I think the fact of the matter is that we do not understand each others points of view.

I write music the way that I live my life. I try new things everyday almost, I go with what feels natural without betraying myself, my Lord Jesus or my loved ones, and I wish to do it all in a glorifying and fulfilling manner to everyone involved directly. I do this in music by putting much time and energy into what I do, and try to do something new. Fact is, sonata form and the like didn't come in the ten commandments or anything like that, and therefore isn't the most timeless and enduring concept. Though they are very very good ideas, and you can learn a lot about the structure of music from them, there are many problems with the Classical, and even romantic ways of doing things, like there are with anything:

Most old forms, particularly sonata form, are formuliac.

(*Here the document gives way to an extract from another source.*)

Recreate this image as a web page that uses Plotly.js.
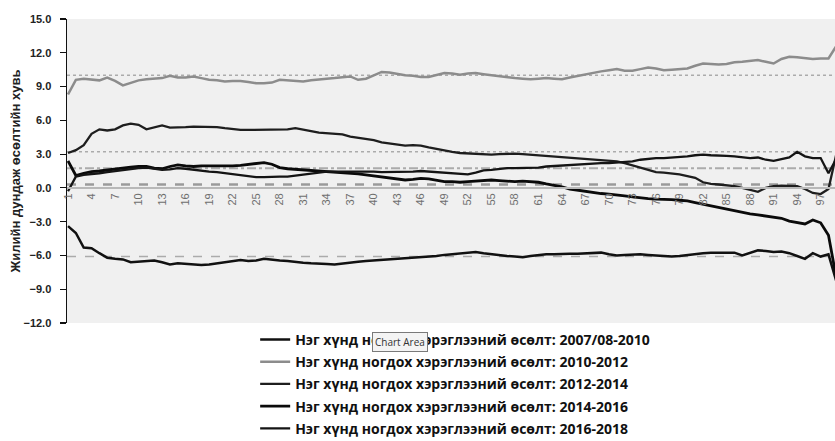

~~often with classical music a well listened person will be able to tell, not which note, but which part will come next. Often times what compsoers are considered the greatest thwart most of that notion. Beethoven's 9th, for example, has movements ''out of order''. Fact is, no one really cares as long as it's beautiful or well done. So, if you really have the chops you won't need form, and in some cases, harmonic/melodic/rhythmic formula. See theres that word again... it makes many creaters, particularly me, that there is something binding your creativity. That is has been done before, and while that is all well and good for the most part, when I create a peice of music, not only do I want it to be original, I want it to be.. refreshing! Like a Rasberry Dr. Pepper in Death Valley. I want it to be as intellectually intense as I can muster, too. Thats (at least partially) why I always try to top myself, and do something new. Now why do you guys compsoe the way you do?